El segundo episodio de Planeta encantado, la serie de Juan José Benítez que emite Televisión Española (TVE), incluye una de las escenas más ridículas vistas en un documental: los moáis -así se llaman las estatuas de la isla de Pascua– levantan vuelo cual supermanes sin capa para colocarse en sus ahus, como se denominan los altares sobre los que reposan. Quien quiera disfrutar del momento tendrá que esperar hasta el final de La isla del fin del mundo, documental en el que nada tiene que ver el aburrido y mentiroso discurso de Benítez con lo que contó Thor Heyerdahl en Aku-Aku (1957), libro cuya excelente traducción fue obra del ufólogo Antonio Ribera y que tiene una preciosa descripción del lugar en su primera página: «La isla de Pascua es el sitio habitado más solitario del mundo. La tierra firme más próxima que pueden ver sus habitantes está en el firmamento y consiste en la Luna y los planetas».
Benítez no va a la remota isla del Pacífico a la caza de vestigios de extraterrestres en la Antigüedad. «Los moáis encierran aún algunos misterios, pero en mi opinión nada tienen que ver con seres extraterrestres», sentencia en un arrebato de sensatez. Que nadie se asuste; es sólo un espejismo. El novelista es uno de esos expertos que rechazan un disparate para decir inmediatamente después otro más gordo, como el ufólogo sevillano Ignacio Darnaude Rojas-Marcos, quien no habla de los ovnis como simples naves extraterrestres, sino que mantiene que la mayoría surge «en nuestro provinciano entorno espacio-temporal desde intangibles niveles de vibración alternativos». Vamos, que los marcianos verdes son nuestros vecinos de universos paralelos.
El gran problema -«el verdadero e irritable enigma» de Pascua, en opinión de Benítez- es cómo se transportaron los moáis desde la cantera del volcán Rano Raraku hasta sus emplazamientos definitivos. Las «peregrinas soluciones» de Heyerdahl y otros no convencen al periodista, para quien la teoría del arrastre sobre troncos choca con dos grandes inconvenientes: la necesidad de «cientos o miles de hombres» y la inexistencia en la isla de madera idónea para llevar a cabo la tarea.
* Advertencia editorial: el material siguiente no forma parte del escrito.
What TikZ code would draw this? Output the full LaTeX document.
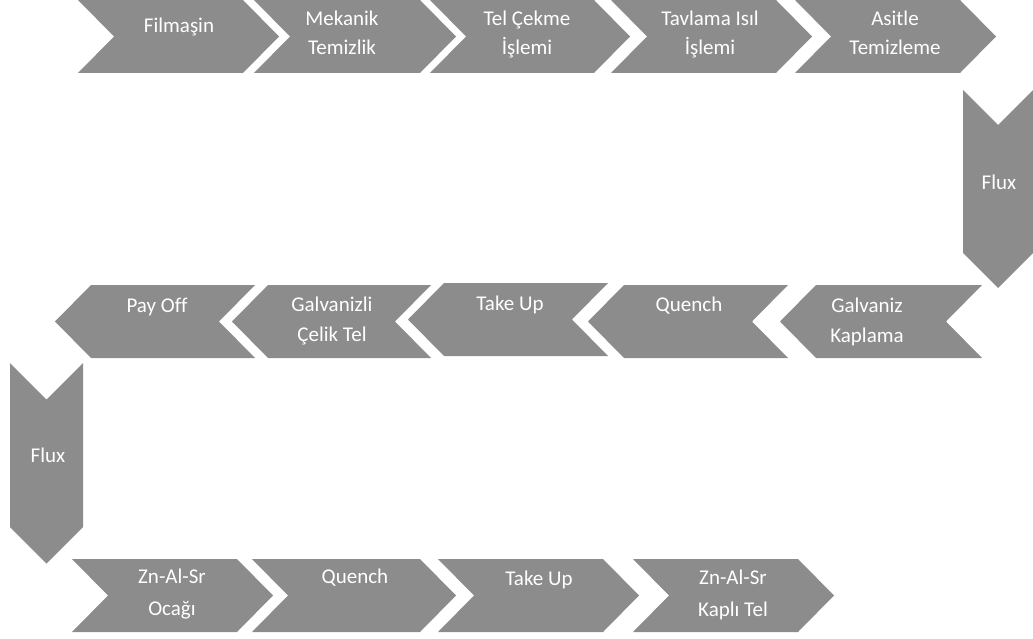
\documentclass[tikz,border=0pt]{standalone}
\usepackage{fontspec}
\setmainfont{Carlito}[Ligatures=NoCommon]
\definecolor{chevgray}{RGB}{140,140,140}
\tikzset{
  chev/.style={fill=chevgray, draw=none},
  lbl/.style={text=white, font=\fontsize{21}{25}\selectfont, inner sep=0pt, anchor=base}
}
% right-pointing chevron: left, top, right (body)
\newcommand\chevR[3]{%
  \fill[chev] (#1,#2) -- (#3,#2) -- ({#3+36},{#2+36.5}) -- (#3,{#2+73}) -- (#1,{#2+73}) -- ({#1+36},{#2+36.5}) -- cycle;}
% left-pointing chevron: tip, top, right
\newcommand\chevL[3]{%
  \fill[chev] (#1,{#2+36.5}) -- ({#1+36},#2) -- (#3,#2) -- ({#3-36},{#2+36.5}) -- (#3,{#2+73}) -- ({#1+36},{#2+73}) -- cycle;}
% down-pointing chevron: left, top, right, body bottom
\newcommand\chevD[4]{%
  \fill[chev] (#1,#2) -- ({(#1+#3)/2},{#2+(#3-#1)/2}) -- (#3,#2) -- (#3,#4) -- ({(#1+#3)/2},{#4+(#3-#1)/2}) -- (#1,#4) -- cycle;}
\begin{document}
\begin{tikzpicture}[x=1pt,y=-1pt]
\useasboundingbox (0,0) rectangle (1033,639);
% row 1
\chevR{78}{0}{243}
\chevR{254}{0}{420}
\chevR{430}{0}{594}
\chevR{611}{0}{776}
\chevR{795}{0}{960}
% right flux
\chevD{963}{90}{1033}{253}
% row 2
\chevL{55}{285}{255}
\chevL{232}{285}{431}
\chevL{408}{283}{608}
\chevL{588}{285}{788}
\chevL{780}{285}{982}
% left flux
\chevD{10}{363}{83}{527}
% row 3
\chevR{72}{559}{237}
\chevR{252}{559}{420}
\chevR{438}{559}{603}
\chevR{633}{559}{798}

% labels row 1
\node[lbl] (filmasin) at (179,33) {Filmaşin};
\node[lbl] (mekA) at (342,26) {Mekanik};
\node[lbl] (mekB) at (342,55) {Temizlik};
\node[lbl] (telA) at (527,26) {Tel Çekme};
\node[lbl] (telB) at (527,55) {İşlemi};
\node[lbl] (tavA) at (710,26) {Tavlama Isıl};
\node[lbl] (tavB) at (710,55) {İşlemi};
\node[lbl] (asiA) at (895,26) {Asitle};
\node[lbl] (asiB) at (895,55) {Temizleme};
\node[lbl] (flux1) at (999,190) {Flux};
% labels row 2
\node[lbl] (payoff) at (157,312) {Pay Off};
\node[lbl] (galcA) at (332,311) {Galvanizli};
\node[lbl] (galcB) at (332,341) {Çelik Tel};
\node[lbl] (takeup1) at (510,310) {Take Up};
\node[lbl] (quench1) at (689,311) {Quench};
\node[lbl] (galkA) at (867,312) {Galvaniz};
\node[lbl] (galkB) at (867,342) {Kaplama};
\node[lbl] (flux2) at (48,462) {Flux};
% labels row 3
\node[lbl] (ocakA) at (172,583) {Zn-Al-Sr};
\node[lbl] (ocakB) at (172,615) {Ocağı};
\node[lbl] (quench2) at (355,583) {Quench};
\node[lbl] (takeup2) at (539,585) {Take Up};
\node[lbl] (kapA) at (733,584) {Zn-Al-Sr};
\node[lbl] (kapB) at (733,616) {Kaplı Tel};
\end{tikzpicture}
\end{document}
Sin embargo, como recuerda el arqueólogo Kenneth L. Feder en su libro Fraudes, mitos y misterios (1990), cuando Heyerdahl se puso manos a la obra, «seis hombres sacaron de una cantera una estatua de cinco metros de largo en sólo cinco días. Un grupo conformado por varios isleños erigió un antiguo moai en un periodo muy corto, utilizando cuerdas y palancas. Las estatuas fueron movidas a lo largo de los viejos caminos utilizando trineos de madera y sogas». Respecto al origen de la madera, se sabe que el toromiro era muy abundante en la isla en la época en la que se levantaron las estatuas, cuando en Pascua crecían también otras especies vegetales ahora inexistentes.
El novelista recurre a mentiras para vender su ficción: que los moáis flotaron desde la cantera hasta los ahus gracias al maná, el poder sobrenatural del rey y los sacerdotes. Benítez afirma que ésa es la explicación que le han dado los ancianos pascuenses y se lamenta de que no cuente para los científicos. Lógico, no cuenta porque la ciencia tiene desde hace décadas una explicación que no precisa ni de poderes misteriosos ni de extraterrestres, ni de nada por el estilo. Es lo mismo que sucede cuando alguien sostiene que Dios creó el mundo en siete días, que modeló al hombre en barro y a la mujer a partir de una costilla de aquél, que hubo un Paraíso terrenal, que todos los seres vivos se salvaron de un Diluvio universal a bordo de un arca y otras historias que sólo se diferencian de la del maná de los reyes y sacerdotes pascuenses en que son nuestros mitos. Poner a los moáis a volar sobre Pascua es tan ridículo como explicar el origen del hombre recurriendo a un anciano de barba blanca que trabaja la arcilla.
Reseña publicada en Magonia el 13 de octubre de 2003.